-- begin --
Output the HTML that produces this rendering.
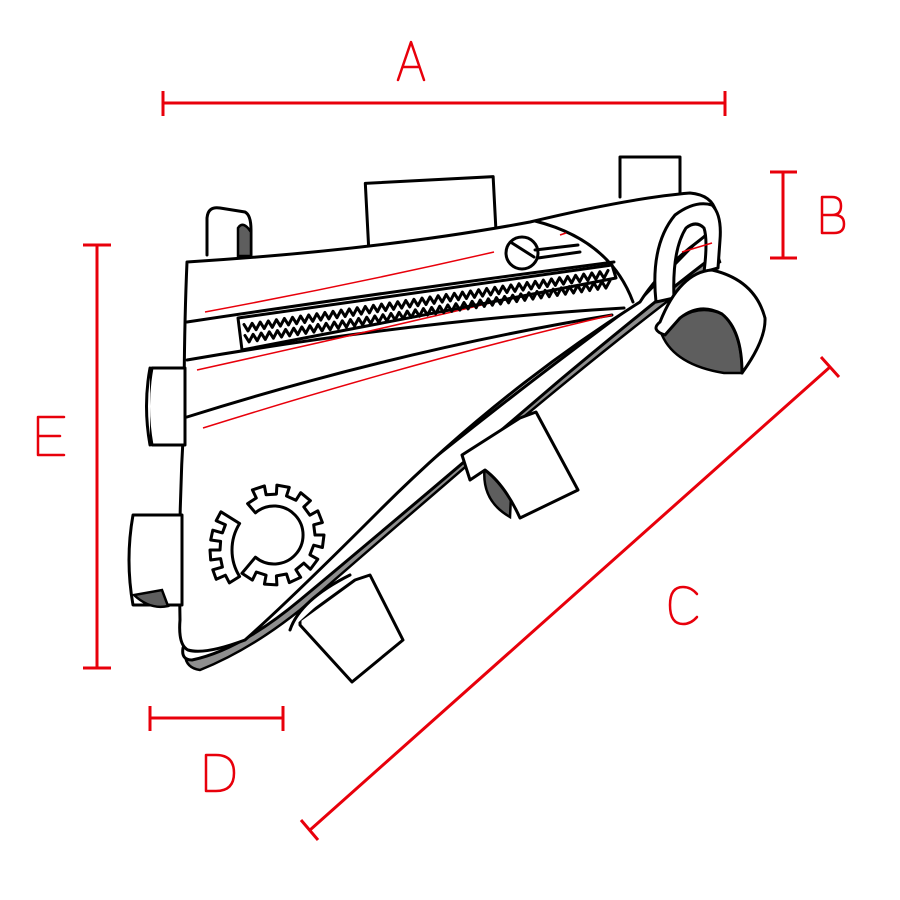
<!DOCTYPE html>
<html><head><meta charset="utf-8"><style>
html,body{margin:0;padding:0;background:#fff}
svg{display:block}
.r{stroke:#e8000b;stroke-width:3;fill:none}
.k{stroke:#000;stroke-width:3;fill:#fff;stroke-linejoin:round;stroke-linecap:round}
.n{stroke:#000;stroke-width:3;fill:none;stroke-linejoin:round;stroke-linecap:round}
.d{fill:#5e5e5e;stroke:#000;stroke-width:2.5}
.g{fill:#8e8e8e;stroke:#000;stroke-width:2.5}
.rl{stroke:#e8000b;stroke-width:1.5;fill:none}
</style></head><body>
<svg width="900" height="900" viewBox="0 0 900 900" xmlns="http://www.w3.org/2000/svg">
<!-- dimension lines -->
<path class="r" d="M163,103H725M163,91V116M725,91V116"/>
<path class="r" d="M783,172V258M770,172H797M770,258H797"/>
<path class="r" d="M97,245V668M83,245H111M83,668H111"/>
<path class="r" d="M150,718H283M150,706V731M283,706V731"/>
<path class="r" d="M310,830L830,367M301,820L318,840M821,357L839,377"/>
<g fill="none" stroke="#e8000b" stroke-width="2.5" stroke-linecap="round" stroke-linejoin="round">
<path d="M398,80L411,42L424,80M403,67H419"/>
<path d="M822,197V233H834Q844,233 844,224Q844,215 834,215H822M822,197H832Q841,197 841,206Q841,215 832,215"/>
<path d="M64,417H38V455H64M38,436H60"/>
<path d="M206,755V791H216Q234,791 234,773Q234,755 216,755Z"/>
<path d="M697,594Q691,587 683,587Q670,587 670,605Q670,624 683,624Q691,624 697,617"/>
</g>

<!-- top straps -->
<rect class="k" x="367" y="180" width="128" height="68" transform="rotate(-3 430 214)"/>
<path class="k" d="M620,197V157H680V195"/>
<path class="k" d="M207,255V218Q208,206 220,208L245,212Q251,215 251,230V255"/>
<path class="d" d="M238,256V228Q243,220 251,232V256Z"/>

<!-- bottom gray band & rim -->
<path class="g" d="M720,262Q640,320 520,420Q380,540 300,610Q250,650 200,670Q186,668 185,655L196,652Q250,640 330,570Q460,450 620,325Q680,280 716,250Z"/>
<path class="k" d="M716,222Q722,245 706,262Q650,305 560,380Q420,500 300,600Q240,650 192,660Q181,660 183,648L186,640Q230,630 300,570Q450,440 640,300Z"/>

<!-- main body -->
<path class="k" d="M187,262Q380,250 530,222Q630,198 690,193Q712,195 716,212Q716,228 700,240Q660,270 640,302Q500,390 380,510Q290,600 245,640Q205,655 188,650Q178,645 180,620Q178,520 184,420Q184,330 187,262Z"/>
<path class="n" d="M187,322Q400,290 614,262"/>
<path class="n" d="M187,360Q420,320 624,308"/>
<path class="n" d="M187,417Q400,350 612,315"/>
<path class="n" d="M535,221Q610,240 633,302"/>
<path class="rl" d="M205,312Q350,285 494,252"/>
<path class="rl" d="M197,370Q400,325 608,275"/>
<path class="rl" d="M203,428Q420,360 612,315"/>
<path class="rl" d="M560,235L566,233"/>
<!-- zipper -->
<path class="k" d="M238,318L612,265L616,278L242,350Z"/>
<path id="zz" class="n" stroke-width="2" d=""/>
<path id="zz2" class="n" stroke-width="2" d=""/>
<circle class="n" cx="522" cy="253" r="16"/>
<path class="n" d="M512,243L534,257M535,250L578,245M538,258L580,252"/>

<!-- right tip handle loop -->
<path class="k" d="M656,302Q650,245 675,215Q695,200 712,205Q722,215 720,240L718,268L704,272Q708,240 704,228Q696,220 686,228Q672,250 674,298Z"/>
<path class="rl" d="M682,252L712,243"/>

<!-- side tabs -->
<path class="k" d="M152,368H185V445H152Q145,406 152,368Z"/>
<path class="k" d="M150,368Q143,406 150,445"/>
<path class="k" d="M133,515H182V605H133Q125,560 133,515Z"/>
<path class="d" d="M134,595Q150,610 168,606L162,590Z"/>

<!-- bottom right loop -->
<path class="d" d="M662,335Q675,365 724,373L742,373Q742,332 722,314Q690,300 662,335Z"/>
<path class="k" d="M660,322Q680,272 712,270Q755,280 765,318Q766,340 742,373Q742,330 722,314Q700,302 680,318L665,335Q650,330 660,322Z"/>
<!-- middle loop -->
<path class="d" d="M485,465Q480,500 510,517L512,475Z"/>
<path class="k" d="M462,455L520,418L536,412L578,490L520,518Q505,485 485,470L470,480Z"/>
<!-- lower loop -->
<path class="k" d="M300,620L355,580L370,575L403,640L352,682L300,625Z"/>
<path class="k" d="M290,630Q300,600 350,575"/>

<!-- gear -->
<path id="gear" class="k" d=""/>
<path id="gear2" class="k" d=""/>
</svg>
<script>
(function(){
 function zig(id,x0,y0,x1,y1,amp,n){var d="";for(var i=0;i<=n;i++){var t=i/n;var x=x0+(x1-x0)*t,y=y0+(y1-y0)*t+(i%2?amp:-amp);d+=(i?"L":"M")+x.toFixed(1)+","+y.toFixed(1);}document.getElementById(id).setAttribute("d",d);}
 zig("zz",244,328,608,274,3.5,90);
 zig("zz2",245,339,610,284,3.5,90);
 var cx=274,cy=535,ro=41,rt=50,ri=29;
 var a0=-130,a1=130,nt=9,step=(a1-a0)/(nt*2),d="";
 for(var i=0;i<nt*2;i++){var aa=(a0+i*step)*Math.PI/180,ab=(a0+(i+1)*step)*Math.PI/180;var r=(i%2)?rt:ro;
  d+=(i?"L":"M")+(cx+r*Math.cos(aa)).toFixed(1)+","+(cy+r*Math.sin(aa)).toFixed(1)+"L"+(cx+r*Math.cos(ab)).toFixed(1)+","+(cy+r*Math.sin(ab)).toFixed(1);}
 var ea=a1*Math.PI/180,sa=a0*Math.PI/180;
 d+="L"+(cx+ri*Math.cos(ea)).toFixed(1)+","+(cy+ri*Math.sin(ea)).toFixed(1);
 d+="A"+ri+","+ri+" 0 1 0 "+(cx+ri*Math.cos(sa)).toFixed(1)+","+(cy+ri*Math.sin(sa)).toFixed(1)+"Z";
 document.getElementById("gear").setAttribute("d",d);
 var c2x=282,c2y=550,R1=50,R2=72;var b0=148,b1=212;
 var a=b0*Math.PI/180,b=b1*Math.PI/180;
 var e="M"+(c2x+R1*Math.cos(a)).toFixed(1)+","+(c2y+R1*Math.sin(a)).toFixed(1);
 e+="A"+R1+","+R1+" 0 0 1 "+(c2x+R1*Math.cos(b)).toFixed(1)+","+(c2y+R1*Math.sin(b)).toFixed(1);
 var n=4,st=(b0-b1)/(n*2);
 for(var i=0;i<n*2;i++){var q=(b1+i*st)*Math.PI/180,q2=(b1+(i+1)*st)*Math.PI/180;var r=(i%2)?R2-10:R2;
  e+="L"+(c2x+r*Math.cos(q)).toFixed(1)+","+(c2y+r*Math.sin(q)).toFixed(1)+"L"+(c2x+r*Math.cos(q2)).toFixed(1)+","+(c2y+r*Math.sin(q2)).toFixed(1);}
 e+="Z";
 document.getElementById("gear2").setAttribute("d",e);
})();
</script>
</body></html>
-- end --
• _WHAT NEEDS TO BE DONE_:
Print out the lines exactly, skipping any picture.

• _RESPONSE FOR THIS EXERCISE_:
Output the HTML that produces this rendering.
<!DOCTYPE html>
<html><head><meta charset="utf-8"><style>
html,body{margin:0;padding:0;background:#fff}
svg{display:block}
.r{stroke:#e8000b;stroke-width:3;fill:none}
.k{stroke:#000;stroke-width:3;fill:#fff;stroke-linejoin:round;stroke-linecap:round}
.n{stroke:#000;stroke-width:3;fill:none;stroke-linejoin:round;stroke-linecap:round}
.d{fill:#5e5e5e;stroke:#000;stroke-width:2.5}
.g{fill:#8e8e8e;stroke:#000;stroke-width:2.5}
.rl{stroke:#e8000b;stroke-width:1.5;fill:none}
</style></head><body>
<svg width="900" height="900" viewBox="0 0 900 900" xmlns="http://www.w3.org/2000/svg">
<!-- dimension lines -->
<path class="r" d="M163,103H725M163,91V116M725,91V116"/>
<path class="r" d="M783,172V258M770,172H797M770,258H797"/>
<path class="r" d="M97,245V668M83,245H111M83,668H111"/>
<path class="r" d="M150,718H283M150,706V731M283,706V731"/>
<path class="r" d="M310,830L830,367M301,820L318,840M821,357L839,377"/>
<g fill="none" stroke="#e8000b" stroke-width="2.5" stroke-linecap="round" stroke-linejoin="round">
<path d="M398,80L411,42L424,80M403,67H419"/>
<path d="M822,197V233H834Q844,233 844,224Q844,215 834,215H822M822,197H832Q841,197 841,206Q841,215 832,215"/>
<path d="M64,417H38V455H64M38,436H60"/>
<path d="M206,755V791H216Q234,791 234,773Q234,755 216,755Z"/>
<path d="M697,594Q691,587 683,587Q670,587 670,605Q670,624 683,624Q691,624 697,617"/>
</g>

<!-- top straps -->
<rect class="k" x="367" y="180" width="128" height="68" transform="rotate(-3 430 214)"/>
<path class="k" d="M620,197V157H680V195"/>
<path class="k" d="M207,255V218Q208,206 220,208L245,212Q251,215 251,230V255"/>
<path class="d" d="M238,256V228Q243,220 251,232V256Z"/>

<!-- bottom gray band & rim -->
<path class="g" d="M720,262Q640,320 520,420Q380,540 300,610Q250,650 200,670Q186,668 185,655L196,652Q250,640 330,570Q460,450 620,325Q680,280 716,250Z"/>
<path class="k" d="M716,222Q722,245 706,262Q650,305 560,380Q420,500 300,600Q240,650 192,660Q181,660 183,648L186,640Q230,630 300,570Q450,440 640,300Z"/>

<!-- main body -->
<path class="k" d="M187,262Q380,250 530,222Q630,198 690,193Q712,195 716,212Q716,228 700,240Q660,270 640,302Q500,390 380,510Q290,600 245,640Q205,655 188,650Q178,645 180,620Q178,520 184,420Q184,330 187,262Z"/>
<path class="n" d="M187,322Q400,290 614,262"/>
<path class="n" d="M187,360Q420,320 624,308"/>
<path class="n" d="M187,417Q400,350 612,315"/>
<path class="n" d="M535,221Q610,240 633,302"/>
<path class="rl" d="M205,312Q350,285 494,252"/>
<path class="rl" d="M197,370Q400,325 608,275"/>
<path class="rl" d="M203,428Q420,360 612,315"/>
<path class="rl" d="M560,235L566,233"/>
<!-- zipper -->
<path class="k" d="M238,318L612,265L616,278L242,350Z"/>
<path id="zz" class="n" stroke-width="2" d=""/>
<path id="zz2" class="n" stroke-width="2" d=""/>
<circle class="n" cx="522" cy="253" r="16"/>
<path class="n" d="M512,243L534,257M535,250L578,245M538,258L580,252"/>

<!-- right tip handle loop -->
<path class="k" d="M656,302Q650,245 675,215Q695,200 712,205Q722,215 720,240L718,268L704,272Q708,240 704,228Q696,220 686,228Q672,250 674,298Z"/>
<path class="rl" d="M682,252L712,243"/>

<!-- side tabs -->
<path class="k" d="M152,368H185V445H152Q145,406 152,368Z"/>
<path class="k" d="M150,368Q143,406 150,445"/>
<path class="k" d="M133,515H182V605H133Q125,560 133,515Z"/>
<path class="d" d="M134,595Q150,610 168,606L162,590Z"/>

<!-- bottom right loop -->
<path class="d" d="M662,335Q675,365 724,373L742,373Q742,332 722,314Q690,300 662,335Z"/>
<path class="k" d="M660,322Q680,272 712,270Q755,280 765,318Q766,340 742,373Q742,330 722,314Q700,302 680,318L665,335Q650,330 660,322Z"/>
<!-- middle loop -->
<path class="d" d="M485,465Q480,500 510,517L512,475Z"/>
<path class="k" d="M462,455L520,418L536,412L578,490L520,518Q505,485 485,470L470,480Z"/>
<!-- lower loop -->
<path class="k" d="M300,620L355,580L370,575L403,640L352,682L300,625Z"/>
<path class="k" d="M290,630Q300,600 350,575"/>

<!-- gear -->
<path id="gear" class="k" d=""/>
<path id="gear2" class="k" d=""/>
</svg>
<script>
(function(){
 function zig(id,x0,y0,x1,y1,amp,n){var d="";for(var i=0;i<=n;i++){var t=i/n;var x=x0+(x1-x0)*t,y=y0+(y1-y0)*t+(i%2?amp:-amp);d+=(i?"L":"M")+x.toFixed(1)+","+y.toFixed(1);}document.getElementById(id).setAttribute("d",d);}
 zig("zz",244,328,608,274,3.5,90);
 zig("zz2",245,339,610,284,3.5,90);
 var cx=274,cy=535,ro=41,rt=50,ri=29;
 var a0=-130,a1=130,nt=9,step=(a1-a0)/(nt*2),d="";
 for(var i=0;i<nt*2;i++){var aa=(a0+i*step)*Math.PI/180,ab=(a0+(i+1)*step)*Math.PI/180;var r=(i%2)?rt:ro;
  d+=(i?"L":"M")+(cx+r*Math.cos(aa)).toFixed(1)+","+(cy+r*Math.sin(aa)).toFixed(1)+"L"+(cx+r*Math.cos(ab)).toFixed(1)+","+(cy+r*Math.sin(ab)).toFixed(1);}
 var ea=a1*Math.PI/180,sa=a0*Math.PI/180;
 d+="L"+(cx+ri*Math.cos(ea)).toFixed(1)+","+(cy+ri*Math.sin(ea)).toFixed(1);
 d+="A"+ri+","+ri+" 0 1 0 "+(cx+ri*Math.cos(sa)).toFixed(1)+","+(cy+ri*Math.sin(sa)).toFixed(1)+"Z";
 document.getElementById("gear").setAttribute("d",d);
 var c2x=282,c2y=550,R1=50,R2=72;var b0=148,b1=212;
 var a=b0*Math.PI/180,b=b1*Math.PI/180;
 var e="M"+(c2x+R1*Math.cos(a)).toFixed(1)+","+(c2y+R1*Math.sin(a)).toFixed(1);
 e+="A"+R1+","+R1+" 0 0 1 "+(c2x+R1*Math.cos(b)).toFixed(1)+","+(c2y+R1*Math.sin(b)).toFixed(1);
 var n=4,st=(b0-b1)/(n*2);
 for(var i=0;i<n*2;i++){var q=(b1+i*st)*Math.PI/180,q2=(b1+(i+1)*st)*Math.PI/180;var r=(i%2)?R2-10:R2;
  e+="L"+(c2x+r*Math.cos(q)).toFixed(1)+","+(c2y+r*Math.sin(q)).toFixed(1)+"L"+(c2x+r*Math.cos(q2)).toFixed(1)+","+(c2y+r*Math.sin(q2)).toFixed(1);}
 e+="Z";
 document.getElementById("gear2").setAttribute("d",e);
})();
</script>
</body></html>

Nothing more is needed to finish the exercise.